Doing web development used to be simple. All we needed was a text editor and either good knowledge of HTML, CSS, and Javascript or bookmarks on your browser pointing to Eric Meyer’s CSS resources on the CWRU server and links to the best tutorials you could find about CSS and Javascript with the differences for each browser and how to branch the code to accommodate each browser’s idiosyncracies.

Those days are long gone. Reading David Rupert’s The tangled webs we weave reflected some of my own struggles when working with existing projects.

But even when working on our projects, starting a new project forces us to ask many questions before we even get started.

Are we using Typescript? (and do we need to?) Are we using a build system? (if so which one?) If we’re not using Typescript what version of the language are we using?

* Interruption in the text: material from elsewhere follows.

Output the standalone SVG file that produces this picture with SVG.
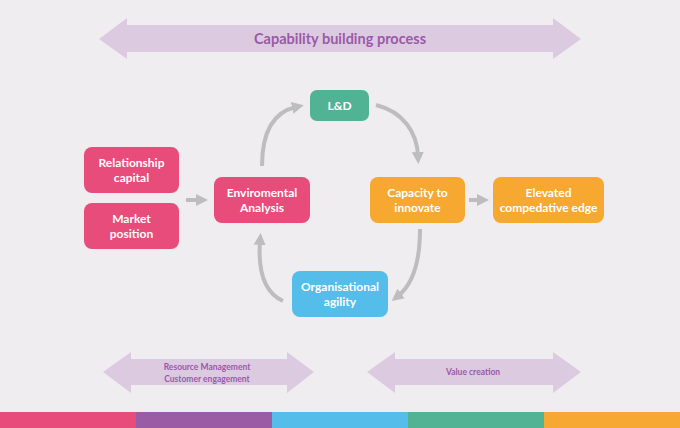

Are we transpilling it so that it’ll work with ES5?

If you build web content on a regular basis you may have internalized this and have a set of scripts ready to run and generate the skeleton of a website project ready to go with all the tools you know you will use.

But what happens to people new to frontend, backend, or full-stack development or to people who have left the field for a while and now return to a drastically changed development landscape?

If you're starting your own project, research all the alternatives and pick the ones you think may work best (and accept that the level of complexity will increase as the project grows) or learn the new tools the project has implemented (if you're joining an existing project), whether you agree with them or not.